C’est précisément dans des périodes d’irruption singulière des relations marchandes – des périodes où celles-ci tendent à conquérir davantage d’autonomie par rapport à la société – que les penseurs sont contraints de s’y intéresser et de les comprendre. Dans l’Antiquité, c’est clairement l’introduction de la monnaie et le développement du commerce qui ont engendré l’ébauche d’une pensée économique. Mais, dans un contexte où cette économie monétaire restait marginale, l’objet de la philosophie était de la faire rentrer dans l’ordre social, de la « ré-encastrer », de contenir le risque mortel que l’appât du gain personnel faisait courir à des cités dont la survie même dépendait de leur unité face aux menaces extérieures.
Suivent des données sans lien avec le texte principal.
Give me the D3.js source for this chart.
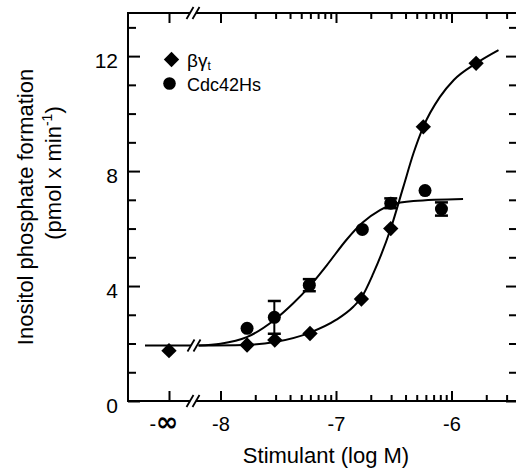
<!DOCTYPE html>
<html>
<head>
<meta charset="utf-8">
<script src="https://cdn.jsdelivr.net/npm/d3@7"></script>
<style>
  html, body { margin: 0; padding: 0; background: #fff; }
  svg { display: block; }
  text { font-family: "Liberation Sans", Arial, Helvetica, sans-serif; fill: #000; }
</style>
</head>
<body>
<svg id="chart" width="516" height="472"></svg>
<script>
// ---- data (log M concentrations, inositol phosphate formation) ----
const seriesNames = ["βγt", "Cdc42Hs"];

// beta-gamma t (diamonds); null log = basal (-infinity)
const bgLog   = [null, -7.77, -7.53, -7.225, -6.78, -6.526, -6.244, -5.787];
const bgValue = [1.75, 1.95, 2.12, 2.35, 3.55, 6.0, 9.54, 11.75];

// Cdc42Hs (circles) with SEM
const cdcLog   = [-7.77, -7.534, -7.231, -6.772, -6.526, -6.229, -6.087];
const cdcValue = [2.53, 2.91, 4.03, 5.97, 6.88, 7.32, 6.68];
const cdcErr   = [0, 0.57, 0.21, 0, 0.17, 0, 0.23];

// fitted curves
const bgCurveLog   = [-8.19, -7.8, -7.53, -7.225, -7.0, -6.85, -6.78, -6.677, -6.526, -6.417, -6.33, -6.244, -6.1, -5.98, -5.787, -5.593];
const bgCurveValue = [1.93, 1.95, 2.05, 2.38, 2.82, 3.28, 3.6, 4.44, 6.0, 7.45, 8.61, 9.54, 10.58, 11.17, 11.75, 12.21];
const cdcCurveLog   = [-8.19, -8.0, -7.773, -7.534, -7.37, -7.231, -7.08, -6.907, -6.772, -6.619, -6.526, -6.33, -5.9];
const cdcCurveValue = [1.93, 1.99, 2.22, 2.82, 3.40, 3.98, 4.72, 5.62, 6.20, 6.64, 6.82, 6.96, 7.03];
const basalValue = 1.93;

// axes
const xMajorTicks = [-8, -7, -6];
const xTickLabels = ["-8", "-7", "-6"];
const xInfLabel = "-∞";
const yMajorTicks = [0, 4, 8, 12];
const yMinorTicks = [1, 2, 3, 5, 6, 7, 9, 10, 11, 13];
const xTitle = "Stimulant (log M)";
const yTitle1 = "Inositol phosphate formation";

// ---- layout ----
const svg = d3.select("#chart");
const L = 128, R = 517, T = 13, B = 401;
const x = d3.scaleLinear().domain([-8, -6]).range([220.5, 451.5]);
const xInf = d3.scalePoint().domain([xInfLabel]).range([169, 169]);
const y = d3.scaleLinear().domain([0, 13.5]).range([B, T]);
const breakX = 193;

// minor log ticks
const xMinorTicks = [];
for (const e of [-8, -7, -6]) {
  for (let k = 2; k <= 9; k++) {
    const v = e + Math.log10(k);
    if (x(v) < R - 4) xMinorTicks.push(v);
  }
}

function styleAxis(g) {
  g.select(".domain").remove();
  g.selectAll(".tick line").attr("stroke", "#000").attr("stroke-width", 2);
}

// bottom axis
svg.append("g").attr("transform", `translate(0,${B})`)
  .call(d3.axisBottom(x).tickValues(xMajorTicks).tickSize(-10).tickPadding(16)
        .tickFormat((d, i) => xTickLabels[i]))
  .call(styleAxis)
  .call(g => g.selectAll("text").attr("font-size", 20).style("font-family", '"Liberation Sans", Arial, sans-serif'));
svg.append("g").attr("transform", `translate(0,${B})`)
  .call(d3.axisBottom(x).tickValues(xMinorTicks).tickSize(-6).tickFormat(""))
  .call(styleAxis);
// -infinity tick + label
svg.append("g").attr("transform", `translate(0,${B})`)
  .call(d3.axisBottom(xInf).tickSize(-10).tickFormat(""))
  .call(styleAxis);
const infText = svg.append("text").attr("x", xInf(xInfLabel) - 5).attr("y", B + 30)
  .attr("text-anchor", "middle");
infText.append("tspan").attr("font-size", 20).text(xInfLabel.charAt(0));
infText.append("tspan").attr("font-size", 27).attr("font-weight", "bold")
  .style("font-family", '"DejaVu Sans", sans-serif')
  .text(xInfLabel.charAt(1));

// top axis
svg.append("g").attr("transform", `translate(0,${T})`)
  .call(d3.axisTop(x).tickValues(xMajorTicks).tickSize(-10).tickFormat(""))
  .call(styleAxis);
svg.append("g").attr("transform", `translate(0,${T})`)
  .call(d3.axisTop(x).tickValues(xMinorTicks).tickSize(-6).tickFormat(""))
  .call(styleAxis);
svg.append("g").attr("transform", `translate(0,${T})`)
  .call(d3.axisTop(xInf).tickSize(-10).tickFormat(""))
  .call(styleAxis);

// left axis
svg.append("g").attr("transform", `translate(${L},0)`)
  .call(d3.axisLeft(y).tickValues(yMajorTicks).tickSize(-12).tickPadding(10))
  .call(styleAxis)
  .call(g => g.selectAll("text").attr("font-size", 21).attr("dy", "0.55em").style("font-family", '"Liberation Sans", Arial, sans-serif'));
svg.append("g").attr("transform", `translate(${L},0)`)
  .call(d3.axisLeft(y).tickValues(yMinorTicks).tickSize(-8).tickFormat(""))
  .call(styleAxis);

// right axis
svg.append("g").attr("transform", `translate(516,0)`)
  .call(d3.axisRight(y).tickValues(yMajorTicks).tickSize(-10).tickFormat(""))
  .call(styleAxis);
svg.append("g").attr("transform", `translate(516,0)`)
  .call(d3.axisRight(y).tickValues(yMinorTicks).tickSize(-7).tickFormat(""))
  .call(styleAxis);

// frame
svg.append("path")
  .attr("d", `M${R},${T}H${L}V${B}H${R}`)
  .attr("fill", "none").attr("stroke", "#000").attr("stroke-width", 2);

// axis breaks
function breakMark(cx, cy) {
  const g = svg.append("g");
  g.append("rect").attr("x", cx - 3).attr("y", cy - 2).attr("width", 6).attr("height", 4).attr("fill", "#fff");
  for (const dx of [-3, 3]) {
    g.append("line")
      .attr("x1", cx + dx - 3.5).attr("y1", cy + 6)
      .attr("x2", cx + dx + 3.5).attr("y2", cy - 6)
      .attr("stroke", "#000").attr("stroke-width", 1.8);
  }
}
breakMark(breakX, T);
breakMark(breakX, B);

// curves
const line = d3.line().x(d => x(d[0])).y(d => y(d[1])).curve(d3.curveMonotoneX);
const curveStyle = p => p.attr("fill", "none").attr("stroke", "#000").attr("stroke-width", 2);
svg.append("path").datum(bgCurveLog.map((v, i) => [v, bgCurveValue[i]])).attr("d", line).call(curveStyle);
svg.append("path").datum(cdcCurveLog.map((v, i) => [v, cdcCurveValue[i]])).attr("d", line).call(curveStyle);
// basal segment from -infinity to the break
svg.append("line")
  .attr("x1", xInf(xInfLabel) - 24).attr("x2", breakX - 2)
  .attr("y1", y(basalValue)).attr("y2", y(basalValue))
  .attr("stroke", "#000").attr("stroke-width", 2);
breakMark(breakX + 1, y(basalValue));

// error bars (Cdc42Hs)
const capW = 13;
cdcLog.forEach((lv, i) => {
  if (!cdcErr[i]) return;
  const cx = x(lv);
  const y1 = y(cdcValue[i] + cdcErr[i]), y2 = y(cdcValue[i] - cdcErr[i]);
  svg.append("line").attr("x1", cx).attr("x2", cx).attr("y1", y1).attr("y2", y2)
    .attr("stroke", "#000").attr("stroke-width", 2);
  for (const yy of [y1, y2]) {
    svg.append("line").attr("x1", cx - capW / 2).attr("x2", cx + capW / 2)
      .attr("y1", yy).attr("y2", yy).attr("stroke", "#000").attr("stroke-width", 2.5);
  }
});

// markers
const diamond = d3.symbol().type(d3.symbolDiamond2).size(150);
const posX = lv => lv === null ? xInf(xInfLabel) : x(lv);
svg.append("g").selectAll("path").data(bgLog.map((v, i) => [v, bgValue[i]])).join("path")
  .attr("d", diamond)
  .attr("transform", d => `translate(${posX(d[0])},${y(d[1])})`)
  .attr("fill", "#000");
svg.append("g").selectAll("circle").data(cdcLog.map((v, i) => [v, cdcValue[i]])).join("circle")
  .attr("cx", d => x(d[0])).attr("cy", d => y(d[1])).attr("r", 6.5).attr("fill", "#000");

// legend
svg.append("path").attr("d", diamond).attr("transform", "translate(171.5,59.5)").attr("fill", "#000");
svg.append("circle").attr("cx", 169.5).attr("cy", 83.5).attr("r", 6.3).attr("fill", "#000");
const lg1 = svg.append("text").attr("x", 187).attr("y", 66.5).attr("font-size", 19);
lg1.append("tspan").text(seriesNames[0].slice(0, 2));
lg1.append("tspan").attr("font-size", 12).attr("dy", 3).text(seriesNames[0].slice(2));
svg.append("text").attr("x", 187).attr("y", 90.5).attr("font-size", 18).text(seriesNames[1]);

// titles
svg.append("text").attr("x", 326).attr("y", 463).attr("text-anchor", "middle")
  .attr("font-size", 22).text(xTitle);
svg.append("text").attr("transform", "translate(33,207) rotate(-90)").attr("text-anchor", "middle")
  .attr("font-size", 22).text(yTitle1);
const yt2 = svg.append("text").attr("transform", "translate(61,173) rotate(-90)").attr("text-anchor", "middle")
  .attr("font-size", 22);
yt2.append("tspan").text("(pmol x min");
yt2.append("tspan").attr("font-size", 14).attr("dy", -9).text("-1");
yt2.append("tspan").attr("dy", 9).text(")");
</script>
</body>
</html>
Les philosophes grecs ayant dit l’essentiel en cette matière, il ne restait pas grand-chose à penser.
Aux XIIe et XIIIe siècles, quand la vie urbaine et commerciale renaît en Occident, quand les textes antiques conservés par les Arabes sont traduits en latin, quand la société redécouvre la contradiction entre les conventions sociales et les pratiques marchandes en plein essor, les intellectuels sont pour la plupart des religieux dont la première préoccupation est de préserver le primat de la doctrine et de la morale chrétiennes. La bourgeoisie marchande naissante n’a encore qu’une influence marginale, et la classe politique est encore sous l’emprise de l’Église. C’est l’apparition d’une véritable classe capitaliste et d’États émancipés à l’égard de l’Église qui suscitera un regard nouveau sur les questions économiques.
Voilà pourquoi, avant les « temps modernes » (1492-1789), en Occident, la pensée économique ne sort pas vraiment de ce que j’ai appelé ici son « âge moral » : une époque où elle reste dominée par la question de savoir ce qui est bien ou mal pour la vie bonne d’un être humain et pour le salut de son âme.